___ Working data

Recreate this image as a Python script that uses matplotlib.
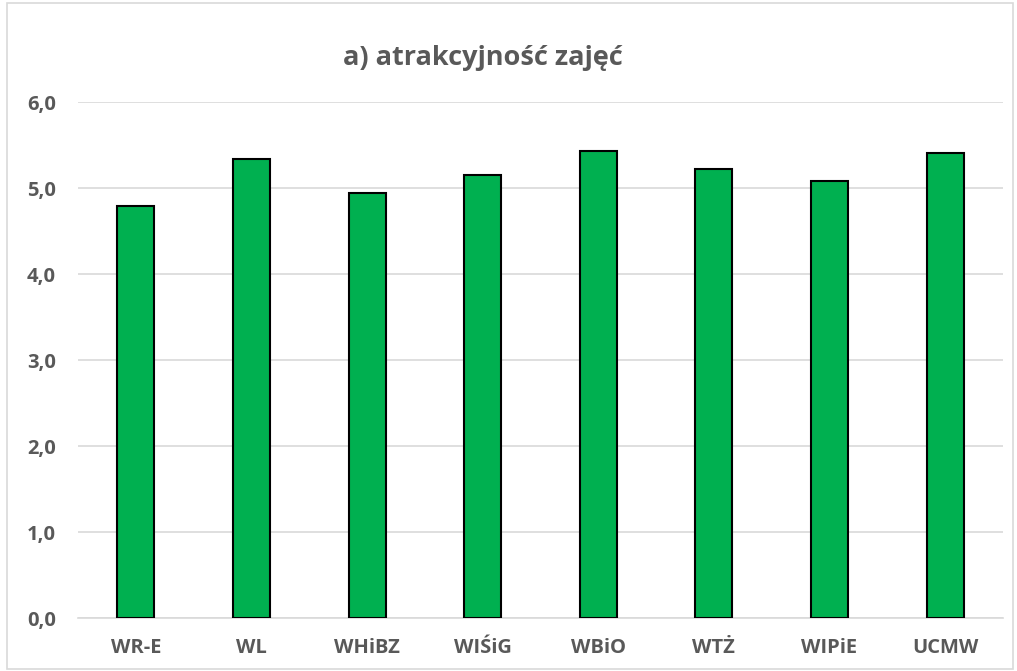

______
___ Working data

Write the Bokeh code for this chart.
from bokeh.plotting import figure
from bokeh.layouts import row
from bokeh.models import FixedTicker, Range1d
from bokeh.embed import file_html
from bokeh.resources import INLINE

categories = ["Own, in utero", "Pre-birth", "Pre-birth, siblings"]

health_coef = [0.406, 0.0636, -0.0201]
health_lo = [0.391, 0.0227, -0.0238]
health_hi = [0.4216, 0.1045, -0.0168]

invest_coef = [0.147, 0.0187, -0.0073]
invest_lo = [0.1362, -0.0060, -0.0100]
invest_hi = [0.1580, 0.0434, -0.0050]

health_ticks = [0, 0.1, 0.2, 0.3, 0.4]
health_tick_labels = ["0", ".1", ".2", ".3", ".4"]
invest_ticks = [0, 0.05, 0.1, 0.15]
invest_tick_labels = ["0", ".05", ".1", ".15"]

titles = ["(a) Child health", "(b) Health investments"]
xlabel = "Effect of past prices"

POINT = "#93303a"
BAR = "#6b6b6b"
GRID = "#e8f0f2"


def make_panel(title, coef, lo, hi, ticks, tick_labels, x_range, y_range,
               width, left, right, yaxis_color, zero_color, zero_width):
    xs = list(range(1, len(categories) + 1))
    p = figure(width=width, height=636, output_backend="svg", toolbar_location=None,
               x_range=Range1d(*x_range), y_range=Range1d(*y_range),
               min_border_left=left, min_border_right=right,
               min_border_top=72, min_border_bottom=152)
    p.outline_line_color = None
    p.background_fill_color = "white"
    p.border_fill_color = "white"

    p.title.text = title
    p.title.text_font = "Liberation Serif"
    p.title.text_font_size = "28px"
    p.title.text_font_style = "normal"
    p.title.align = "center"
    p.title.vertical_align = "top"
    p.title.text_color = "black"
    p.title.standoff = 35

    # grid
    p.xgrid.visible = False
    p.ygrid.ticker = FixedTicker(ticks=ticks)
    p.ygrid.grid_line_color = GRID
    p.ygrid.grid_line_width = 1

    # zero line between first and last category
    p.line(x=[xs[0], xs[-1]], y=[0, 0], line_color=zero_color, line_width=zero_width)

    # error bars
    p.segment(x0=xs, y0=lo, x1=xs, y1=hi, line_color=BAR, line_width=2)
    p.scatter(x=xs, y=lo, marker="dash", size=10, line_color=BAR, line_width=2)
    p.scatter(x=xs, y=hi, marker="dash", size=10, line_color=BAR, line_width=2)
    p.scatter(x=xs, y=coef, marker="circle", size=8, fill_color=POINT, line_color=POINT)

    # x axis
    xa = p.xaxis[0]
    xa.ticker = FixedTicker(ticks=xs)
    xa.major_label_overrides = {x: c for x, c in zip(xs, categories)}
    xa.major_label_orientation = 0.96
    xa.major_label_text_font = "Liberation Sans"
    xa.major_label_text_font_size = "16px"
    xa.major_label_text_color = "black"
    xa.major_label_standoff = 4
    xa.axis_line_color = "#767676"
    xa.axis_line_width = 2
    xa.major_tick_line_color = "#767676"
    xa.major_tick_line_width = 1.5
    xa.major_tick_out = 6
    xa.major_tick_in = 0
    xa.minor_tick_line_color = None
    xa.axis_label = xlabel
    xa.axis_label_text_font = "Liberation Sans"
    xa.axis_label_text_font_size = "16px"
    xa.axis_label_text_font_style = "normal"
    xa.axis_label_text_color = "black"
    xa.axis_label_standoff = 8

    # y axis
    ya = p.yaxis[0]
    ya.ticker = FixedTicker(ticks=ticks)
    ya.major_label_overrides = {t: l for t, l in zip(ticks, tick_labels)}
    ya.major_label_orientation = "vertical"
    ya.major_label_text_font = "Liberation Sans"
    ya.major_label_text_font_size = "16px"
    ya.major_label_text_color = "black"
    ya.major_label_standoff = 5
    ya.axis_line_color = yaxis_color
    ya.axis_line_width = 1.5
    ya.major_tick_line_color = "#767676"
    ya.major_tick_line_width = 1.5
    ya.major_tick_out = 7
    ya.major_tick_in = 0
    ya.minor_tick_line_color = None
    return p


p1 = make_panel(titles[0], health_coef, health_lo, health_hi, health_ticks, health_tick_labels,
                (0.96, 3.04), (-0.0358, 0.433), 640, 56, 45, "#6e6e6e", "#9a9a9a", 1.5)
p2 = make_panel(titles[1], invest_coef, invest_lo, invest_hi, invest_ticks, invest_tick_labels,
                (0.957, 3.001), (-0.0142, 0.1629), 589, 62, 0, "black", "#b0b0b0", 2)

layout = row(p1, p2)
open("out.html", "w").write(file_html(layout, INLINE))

______
___ Working data

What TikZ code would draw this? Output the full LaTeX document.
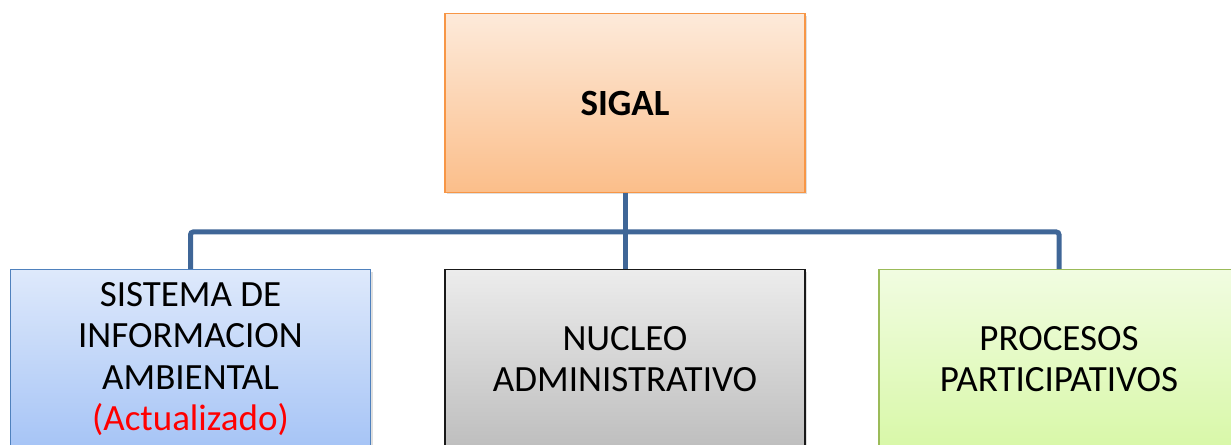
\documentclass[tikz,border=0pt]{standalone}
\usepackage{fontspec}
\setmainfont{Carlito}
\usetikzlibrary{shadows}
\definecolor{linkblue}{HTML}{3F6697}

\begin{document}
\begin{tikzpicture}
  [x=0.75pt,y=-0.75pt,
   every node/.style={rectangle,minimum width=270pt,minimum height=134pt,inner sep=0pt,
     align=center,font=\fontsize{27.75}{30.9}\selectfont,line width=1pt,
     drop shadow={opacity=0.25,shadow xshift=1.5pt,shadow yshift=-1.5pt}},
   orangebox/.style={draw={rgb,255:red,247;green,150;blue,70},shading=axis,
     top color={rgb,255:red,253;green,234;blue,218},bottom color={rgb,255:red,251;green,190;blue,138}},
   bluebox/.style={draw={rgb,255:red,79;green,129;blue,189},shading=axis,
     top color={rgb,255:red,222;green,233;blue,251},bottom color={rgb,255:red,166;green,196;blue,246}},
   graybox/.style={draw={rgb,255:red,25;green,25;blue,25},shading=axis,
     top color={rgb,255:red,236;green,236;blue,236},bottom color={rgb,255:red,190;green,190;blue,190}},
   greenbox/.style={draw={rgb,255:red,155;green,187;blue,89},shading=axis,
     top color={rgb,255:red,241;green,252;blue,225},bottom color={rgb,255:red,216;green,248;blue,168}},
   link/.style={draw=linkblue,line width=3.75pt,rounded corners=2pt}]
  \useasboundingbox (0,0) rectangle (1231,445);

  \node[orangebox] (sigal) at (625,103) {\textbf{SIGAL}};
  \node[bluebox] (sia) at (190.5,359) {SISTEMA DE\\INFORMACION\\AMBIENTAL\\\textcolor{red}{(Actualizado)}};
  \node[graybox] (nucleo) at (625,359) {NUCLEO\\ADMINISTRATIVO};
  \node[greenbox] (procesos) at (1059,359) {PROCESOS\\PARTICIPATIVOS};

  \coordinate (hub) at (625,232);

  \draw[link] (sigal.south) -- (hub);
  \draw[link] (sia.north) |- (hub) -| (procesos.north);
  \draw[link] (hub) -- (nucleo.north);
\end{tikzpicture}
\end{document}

______

→ Task prompt
Reply with nothing but the number of lines that contain the word "this".

→ Answer in full
3